Mosca, che si definisce amica dei due contendenti, anche se all’Armenia la lega un trattato di assistenza militare, ha lasciato che Baku avanzasse grazie soprattutto ai droni di ultima generazione forniti sia da Ankara che dagli israeliani (sì, proprio loro), ma senza occupare tutto il Paesello caucasico − occupando comunque la località simbolica della vecchia capitale Shushi −, pensando così di riuscire ad accontentare le due parti. In realtà in Armenia si grida al tradimento, sono scoppiati incidenti sia a Yerevan che nella capitale del piccolo Stato, Stepanakert.
I due contendenti hanno evidentemente accolto diversamente la firma dell’accordo. Il primo ministro armeno Nikol Pashinyan, col volto sconvolto dalla sofferenza, ha definito «incredibilmente doloroso sia per me che per il nostro popolo l’accordo di cessate il fuoco», mentre il presidente azero Ilham Aliyev ha detto che l’accordo «sarà vantaggioso sia per il popolo dell’Azerbaijan, sia per il popolo dell’Armenia e per tutti i popoli della regione».
Mai come questa volta il conflitto va inquadrato nel contesto internazionale. Come sottolinea l’Ispi, «l’Azerbaijan è fondamentale per la sicurezza energetica della Turchia ed è un importante investitore nella traballante economia turca. Le importazioni di gas dal Paese sono aumentate del 23% solo nella prima metà del 2020 e Socar, la compagnia petrolifera azera, è diventato il più grande investitore straniero in Turchia».
Ma la questione, oltre che economica, è soprattutto politica, ed è da inquadrare nelle complesse relazioni che intercorrono tra Mosca ed Ankara: se in Siria erano alleati (ricordiamo che il Gruppo di Soci, assieme a l’Iran, aveva dato una svolta alla guerra siriana), oggi si trovano su fronti opposti attorno alla città di Idlib, che i turchi cercano di mantenere sotto la loro influenza per tenere sotto controllo i curdi, mentre Putin continua a sostenere il presidente Assad. Contemporaneamente, in Libia Erdogan ha preso le parti di al-Serraj, mentre Putin resta, almeno di facciata, alleato di Haftar. Senza poi parlare della questione di Cipro e dei foraggi alla ricerca di petrolio e gas nel Mediterraneo orientale, nel quale la Turchia sta investendo risorse economiche e soprattutto militari, provocando di continuo Grecia e Unione europea.

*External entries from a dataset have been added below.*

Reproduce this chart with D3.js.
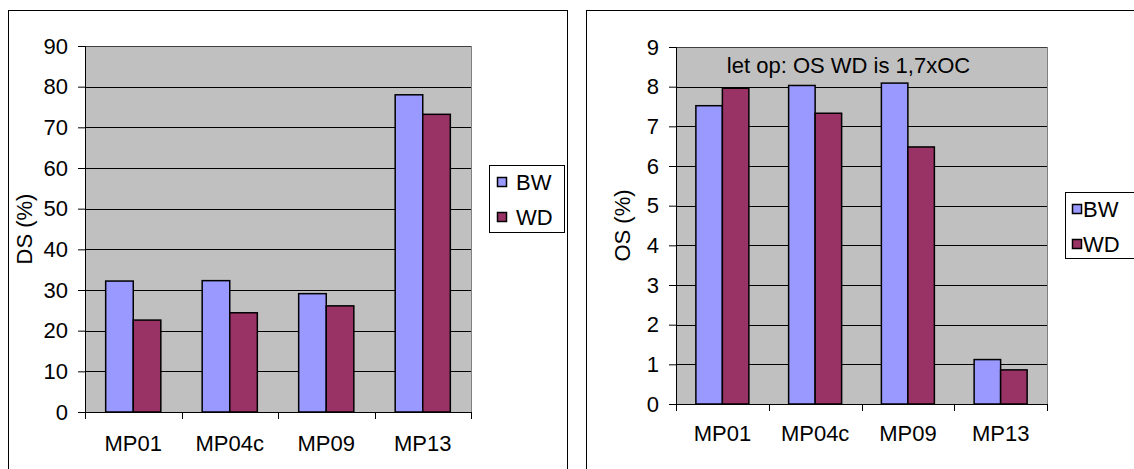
<!DOCTYPE html>
<html><head><meta charset="utf-8">
<script src="https://cdn.jsdelivr.net/npm/d3@7"></script>
<style>
html,body{margin:0;padding:0;background:#fff;}
svg{display:block;font-family:"Liberation Sans",Arial,sans-serif;}
</style></head>
<body>
<svg id="c" width="1134" height="469"></svg>
<script>
const categories = ["MP01","MP04c","MP09","MP13"];
const seriesNames = ["BW","WD"];
const dsBW = [32.2, 32.3, 29.1, 78.0];
const dsWD = [22.6, 24.4, 26.1, 73.2];
const osBW = [7.52, 8.03, 8.09, 1.12];
const osWD = [7.96, 7.33, 6.48, 0.86];
const dsTicks = [0,10,20,30,40,50,60,70,80,90];
const osTicks = [0,1,2,3,4,5,6,7,8,9];
const colors = {BW:"#9999FF", WD:"#993366"};

const svg = d3.select("#c");
const FS = 22;

function chart(cfg){
  const g = svg.append("g");
  g.append("rect").attr("x",cfg.frame[0]+0.5).attr("y",cfg.frame[1]+0.5)
    .attr("width",cfg.frame[2]).attr("height",cfg.frame[3])
    .attr("fill","#fff").attr("stroke","#000").attr("stroke-width",1);
  const [L,T,R,B] = cfg.plot;
  const x = d3.scaleBand().domain(categories).range([L,R]);
  const y = d3.scaleLinear().domain([0, cfg.ticks[cfg.ticks.length-1]]).range([B,T]);
  g.append("rect").attr("x",L).attr("y",T).attr("width",R-L).attr("height",B-T)
    .attr("fill","#C0C0C0");
  g.append("g").selectAll("line").data(cfg.ticks.filter(t=>t>0)).join("line")
    .attr("x1",L).attr("x2",R).attr("y1",d=>Math.round(y(d))+0.5).attr("y2",d=>Math.round(y(d))+0.5)
    .attr("stroke","#000").attr("stroke-width",1);
  g.append("line").attr("x1",R+0.5).attr("x2",R+0.5).attr("y1",T).attr("y2",B)
    .attr("stroke","#808080");
  g.append("line").attr("x1",L).attr("x2",R).attr("y1",T+0.5).attr("y2",T+0.5)
    .attr("stroke","#404040");
  const bw = x.bandwidth()/3.5;
  const vals = {BW:cfg.bw, WD:cfg.wd};
  seriesNames.forEach((s,si)=>{
    g.append("g").selectAll("rect").data(categories).join("rect")
      .attr("x",(d)=>x(d)+x.bandwidth()/2 - bw + si*bw)
      .attr("y",(d,i)=>y(vals[s][i]))
      .attr("width",bw)
      .attr("height",(d,i)=>B-y(vals[s][i]))
      .attr("fill",colors[s]).attr("stroke","#000").attr("stroke-width",1.5);
  });
  const ya = d3.axisLeft(y).tickValues(cfg.ticks).tickSize(7).tickPadding(4).tickFormat(d3.format("d"));
  const yg = g.append("g").attr("transform",`translate(${L},0)`).call(ya);
  yg.select(".domain").attr("stroke","#000");
  yg.selectAll(".tick line").attr("stroke","#000");
  yg.selectAll("text").attr("font-size",FS).attr("fill","#000").attr("font-family","Liberation Sans, Arial, sans-serif").attr("dx",-cfg.tickGap);
  const xa = d3.axisBottom(x).tickSize(0).tickPadding(0);
  const xg = g.append("g").attr("transform",`translate(0,${B})`).call(xa);
  xg.select(".domain").remove();
  xg.selectAll("text").attr("font-size",FS).attr("fill","#000").attr("font-family","Liberation Sans, Arial, sans-serif")
    .attr("dy",null).attr("y",cfg.catY);
  g.append("line").attr("x1",L).attr("x2",R).attr("y1",B+0.5).attr("y2",B+0.5).attr("stroke","#000");
  const seps = categories.map(c=>x(c)).concat([R]);
  g.append("g").selectAll("line").data(seps).join("line")
    .attr("x1",d=>Math.round(d)+0.5).attr("x2",d=>Math.round(d)+0.5)
    .attr("y1",B).attr("y2",B+7).attr("stroke","#000");
  g.append("text").attr("transform",`translate(${cfg.titleX},${(T+B)/2}) rotate(-90)`)
    .attr("text-anchor","middle").attr("font-size",FS).text(cfg.title);
  const [lx,ly,lw,lh] = cfg.legend;
  const lg = g.append("g");
  lg.append("rect").attr("x",lx+0.5).attr("y",ly+0.5).attr("width",lw).attr("height",lh)
    .attr("fill","#fff").attr("stroke","#000");
  seriesNames.forEach((s,i)=>{
    lg.append("rect").attr("x",lx+cfg.swX+0.5).attr("y",ly+12.5+i*35).attr("width",9).attr("height",9)
      .attr("fill",colors[s]).attr("stroke","#000").attr("stroke-width",1.5);
    lg.append("text").attr("x",lx+cfg.txX).attr("y",ly+25+i*35).attr("font-size",FS).text(s);
  });
  if(cfg.note){
    g.append("text").attr("x",(L+R)/2-13).attr("y",T+26).attr("text-anchor","middle")
      .attr("font-size",FS).text(cfg.note);
  }
}

chart({frame:[8,10,559,500], plot:[85,46,471,412], ticks:dsTicks, bw:dsBW, wd:dsWD,
  title:"DS (%)", titleX:32, catY:39, tickGap:6, legend:[489,165,75,67], swX:8, txX:27});
chart({frame:[586,10,600,500], plot:[676,47,1047,404], ticks:osTicks, bw:osBW, wd:osWD,
  title:"OS (%)", titleX:630, catY:37, tickGap:6, legend:[1065,192,100,66], swX:7, txX:18,
  note:"let op: OS WD is 1,7xOC"});
</script>
</body></html>
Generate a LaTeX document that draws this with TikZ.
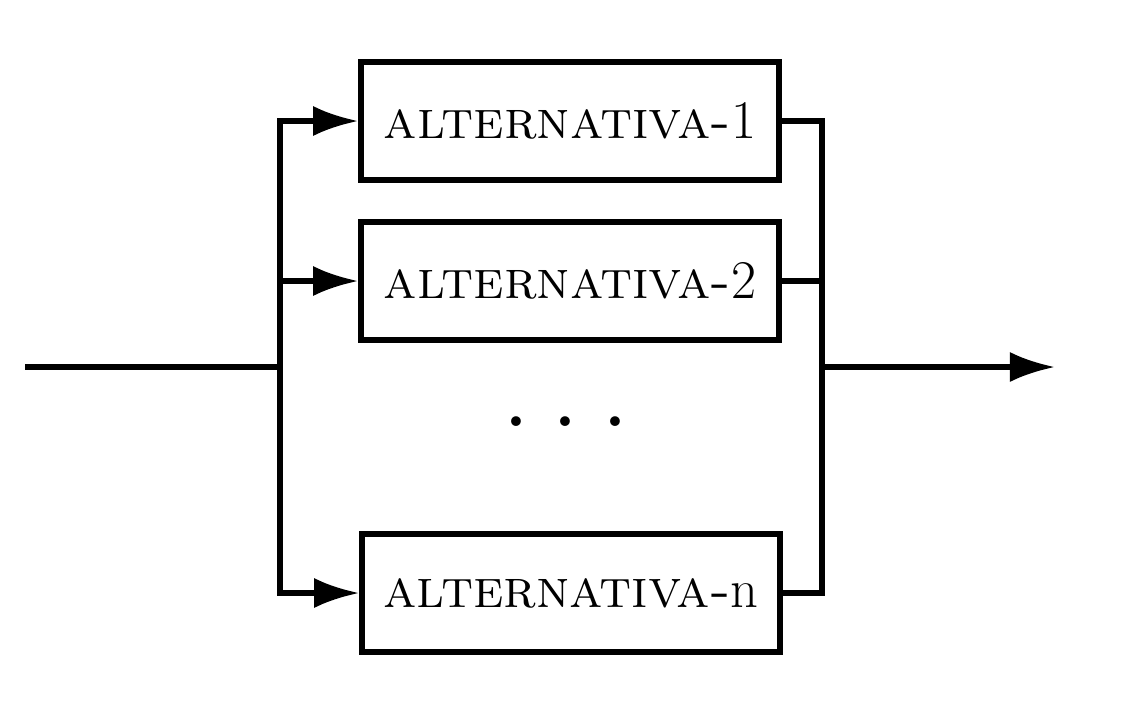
\documentclass[tikz,border=0pt]{standalone}
\usetikzlibrary{arrows.meta}
\begin{document}
\begin{tikzpicture}[x=0.01cm,y=-0.01cm,line width=1.5pt,
  alt/.style={draw,minimum width=4.18cm,minimum height=1.18cm,inner sep=0pt,font=\fontsize{15.5}{17}\selectfont},
  fleche/.style={-{Latex[length=4.5mm,width=3mm]}}]
\useasboundingbox (0,0) rectangle (1121,702);

% Alternatives
\node[alt] (alt1) at (570,121) {\textsc{alternativa-}1};
\node[alt] (alt2) at (570,281) {\textsc{alternativa-}2};
\node[alt] (altn) at (571,593) {\textsc{alternativa-}n};
\node[font=\fontsize{34}{34}\selectfont] (dots) at (566,422) {.\,.\,.};

% Entree / sortie
\coordinate (in) at (25,367);
\coordinate (split) at (280,367);
\coordinate (join) at (822,367);
\coordinate (out) at (1055,367);

\draw (in) -- (split);
\draw[fleche] (split) |- (alt1.west);
\draw[fleche] (split) |- (alt2.west);
\draw[fleche] (split) |- (altn.west);

\draw (alt1.east) -| (join);
\draw (alt2.east) -| (join);
\draw (altn.east) -| (join);
\draw[fleche] (join) -- (out);

\end{tikzpicture}
\end{document}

L’accordo di cessate il fuoco in Nagorno-Karabakh, comunque, non è in nessun modo un accordo di pace, checché ne dica il presidente azero. Chi conosce la regione, sa bene che prima o poi gli scontri riprenderanno, anche se il grande fratello russo avrà mille occhi per mantenere lo status quo nel territorio conteso tra la capitale degli armeni, Stepanakert, e quella degli azeri, Shushi. Il piccolo Stato del Nagorno-Karabakh ha ora addirittura due capitali!